When a store's barrel-bottom 'bargain' price for an LP is $8 and you're asked to fork over $10 or more for thrift store staples like this one, or this one, or this...well then you're not actually in a record store at all. You're in a museum. Sadly, you might actually find really neat records in the bins at the museum—like this one for example, or this one—but they'll be priced at $45, $75, or even $100, which of course no normal person should ever be willing to pay. You'll often find a date included on the LP's price tag that shows when the record was put into stock, so you can see for yourself that these outlandishly-priced records have been languishing in the bins for six, seven, or eight years or more, with nobody getting to hear them. And since the prices are never reduced, you can return there six, seven, or eight years later to marvel at the exact same vinyl exhibit that will still be on display. I hate record museums, and I just want to slap the morons who run them.
If you're the record-hoarding curator of a record museum, but you actually do want people to purchase and enjoy the music in your store, it's an easy problem to fix. Just ask the guy who runs Black Dot Records in Buffalo, a terrific little vinyl boutique on the northwest side of town. You'll find arrival dates on the price tags of the used records there, and if an LP has been in the bins for 10 months or more, it's automatically 50% off. If an album has been sitting in the bins for over 15 months, then the discount is 75%. It's smart, it's simple, it's fair, and it gets the records out of the store and onto people's record players at home. If I lived in Buffalo, I would always start my record hunting here.
[ Black Dots Records' discount pricing structure ]

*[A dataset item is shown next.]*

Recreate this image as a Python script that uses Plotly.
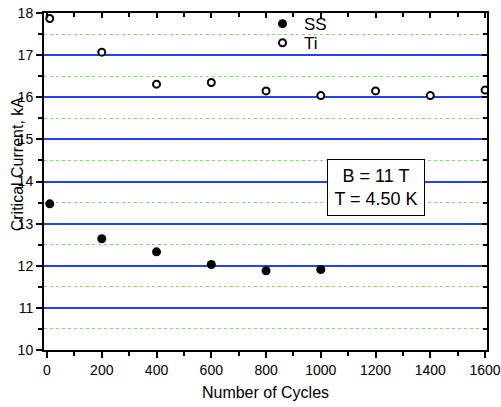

This 1960 gospel LP by The Raymond Rasberry Singers had been at Black Dots since January of 2016, so I didn't actually get a discount. But it was marked at just $3.99 anyhow, so they're not peddling their vinyl at museum-piece prices to begin with. There's no listening station available, but Josh, the owner of the place, offered to play some tracks from the albums I was interested in on the system in the store. I knew I'd be buying Ray Rasberry's record two seconds after the needle hit the groove, since I'd struck gospel gold!